Recently, I've had the unusual experience of being haunted by my mother on the internet. This happened all the time when she was alive -- I made the mistake of getting her onto the internet several years ago, and, well, paid the price -- but as she's been dead since November, it's a might bit more unsettling.
To say that I had a difficult relationship with my mother would be a vast understatement and not just in the normal "all children have difficult relationships with their parents" sort of way. Anyone who read my book Other Resort Cities and then felt compelled to email me after reading the story "Walls" to let me know that they understood, or to ask if it was true, or even to tell me their own story must have sensed something, since no one ever reads my other work and wonders if I buried Wendy under a dock. And, of course, I've never shied away from talking about my childhood in interviews and, certainly, my sisters have addressed it to some extent in their books and also, recently, my sister Linda talked about it a bit on her blog. (And my brother actually wrote a rather iconic essay on the subject 30 years ago in Newsweek). To go into detail would be to ruin my memoir -- not that I'm writing a memoir, but you get the idea -- but suffice to say that the story "Walls" is about 95% true, or more true than any other story I've written, but still, no matter what, fiction. Because the fact is, I made some things up and I combined some things, and changed some other things and to the extent that that story is painful to read, I'd say the truth was more painful and not all of that story belonged to me, which is to say that it belongs to my siblings and it belongs to the men and to the good man that's in the story and, though she's largely absent from the story, my mother. So my telling alone makes it fiction.

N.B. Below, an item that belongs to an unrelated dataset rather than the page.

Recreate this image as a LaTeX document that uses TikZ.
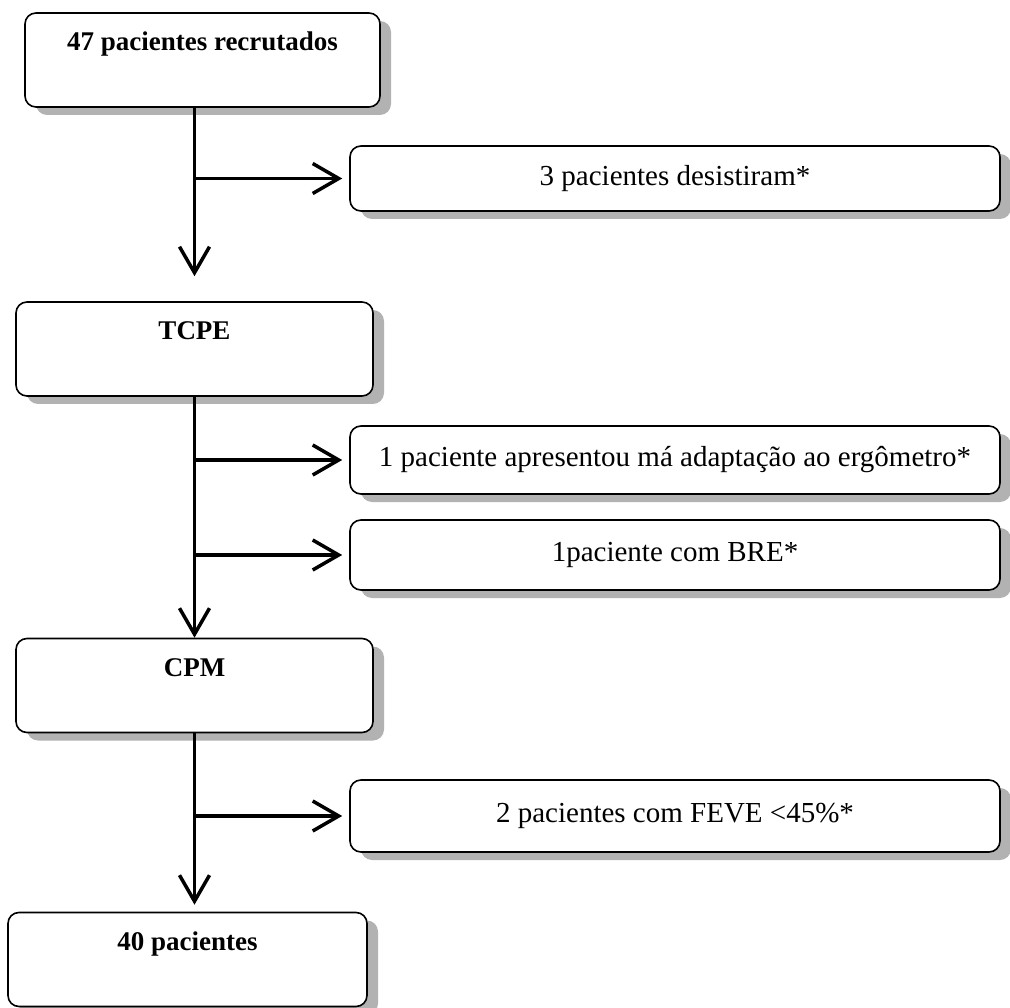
\documentclass[tikz,border=0pt]{standalone}
\usepackage{fontspec}
\setmainfont{Liberation Serif}
\usetikzlibrary{arrows.meta,shadows}
\tikzset{
  boxshadow/.style={general shadow={fill=black!30, shadow xshift=11pt, shadow yshift=-8pt}},
  bigbox/.style={draw, line width=1.6pt, rounded corners=11pt, fill=white, boxshadow,
     inner xsep=0pt, inner ysep=0pt, text height=38pt, text depth=56pt,
     font=\fontsize{27pt}{32pt}\selectfont\bfseries},
  smallbox/.style={draw, line width=1.6pt, rounded corners=11pt, fill=white, boxshadow,
     minimum width=650pt, inner sep=0pt, align=center,
     font=\fontsize{29pt}{34pt}\selectfont},
  arr/.style={line width=3.5pt, -{Straight Barb[length=26pt,width=30pt]}},
  trunk/.style={line width=3.5pt},
}
\begin{document}
\begin{tikzpicture}[x=1pt, y={(0pt,-1pt)}]
\useasboundingbox (0,0) rectangle (1010,1008);
% main boxes
\node[bigbox, minimum width=355pt] (n1) at (202.5,60) {47 pacientes recrutados};
\node[bigbox, minimum width=357pt] (tcpe) at (194.5,349) {TCPE};
\node[bigbox, minimum width=357pt] (cpm) at (194.5,685.5) {CPM};
\node[bigbox, minimum width=359pt] (n40) at (187.5,959.5) {40 pacientes};
% side boxes
\node[smallbox, minimum height=65pt] (s1) at (675,178.5) {3 pacientes desistiram*};
\node[smallbox, minimum height=68pt] (s2) at (675,460) {1 paciente apresentou má adaptação ao ergômetro*};
\node[smallbox, minimum height=70pt] (s3) at (675,555) {1paciente com BRE*};
\node[smallbox, minimum height=72pt] (s4) at (675,816) {2 pacientes com FEVE <45\%*};
% trunk arrows
\draw[arr, shorten >=25pt] (n1.south -| tcpe.north) -- (tcpe.north);
\draw[arr] (tcpe.south) -- (cpm.north);
\draw[arr, shorten >=7pt] (cpm.south) -- (n40.north -| cpm.south);
% branch arrows
\draw[arr, shorten >=7pt, shorten <=1pt] (s1.west -| tcpe.north) -- (s1.west);
\draw[arr, shorten >=7pt, shorten <=1pt] (s2.west -| tcpe.north) -- (s2.west);
\draw[arr, shorten >=7pt, shorten <=1pt] (s3.west -| tcpe.north) -- (s3.west);
\draw[arr, shorten >=7pt, shorten <=1pt] (s4.west -| tcpe.north) -- (s4.west);
\end{tikzpicture}
\end{document}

The reason I bring up this story in relation to the fact that my mother is haunting me on the internet is simple: I keep forgetting that she's dead and in forgetting that she's dead I've tempered things I might have said or written about because I didn't want to hurt her feelings, since it's no fun to hurt someone's feelings who is dying, because my mother was dying for a very long time. The entire time she was alive after Other Resort Cities came out, I expected to get a call from her telling me how horrible I was for telling such lies abouth her, because that's the sort of thing she did, even when things I'd written weren't about her or, if they were about her, weren't lies. Because I never lied about her when I wrote about her, except to make her look better, which I suppose was a kind of mitzvah. When we cleaned out her apartment after she died, I found her copy of the book and it was bookmarked after that story, which told me what I had to know, I suppose. She'd read it and not called. Had not continued reading. We didn't talk about it, as I feared we would, and in the end that fight didn't happen, which is good.
But the other day, as I worked on a short story and found myself thinking about the first day I recall my mother telling me she'd always meant to abort me, and I wondered how an adult of 40, my own age, because that's how old my mother was when she said that to me, could say that to a seven year old, a song by Neil Diamond came on Pandora and I clicked over to let Pandora know I liked the song...and found my mother staring at me. She was wearing a cream colored sweater set and she was smiling and alive and I suddenly remembered she was dead, but when she was alive, she clicked that she liked Neil Diamond on Pandora, so now she lives there, on Pandora. A few days later, she stared at me while Frank Sinatra sang about the summer wind.
She shows up on Facebook regularly -- and it's because of Facebook that she shows up on Pandora -- and I find myself regularly surprised by this, because I never really looked at her Facebook when she was alive. I avoided her a lot in real life, too. And I feel some shame in that, mostly because I had decided to be better than what I had been given. But I am not always able to do the better things. Yesterday I went looking for a photo on Facebook and found that at some point she'd left a comment about it. A funny, loving comment and I found myself overwhelmed with grief. Not grief that she was dead, because it is better for her to be at peace, both out of pain physically and mentally, but grief that she really wasn't all that loving in the real world, but that on the internet she's haunting me with kindness. A few weeks ago I went to look at an interview that had been done with me a some years ago, and there she was again, in the comments section.
Amazon recently recommended her book for me, based on my browsing history.
My email box is filled with letters from her, some that I've kept as evidence. It's a fucked up thing, really, to keep email that you can use as evidence in arguement later, but that's the sort of thing you learn to do in fucked up situations, but there it sits, haunting my inbox.
And then tonight, just an hour ago, as I thought about going to bed at a decent hour, she showed up again, this time in an email from someone who emailed everyone in their address book about a hoax virus and there she was, right next to me, in the address bar, both of us being spammed about spam.
None of this angers me, I want you to know -- and I don't know who you are, but I know that writing poorly about the dead and about dead parents in particular is often bad taste, but I know that I've written these things about the living before and about this person in particular, as they lived -- if anything, it makes me sad for what the future holds, for knowing how I'll be haunted by those who mean the most to me, how losing someone has changed as the world has changed, how you no longer need a gravestone to mourn by, not when the dead show up on your computer, alive in perpetuity, both so terribly close and so terribly far away.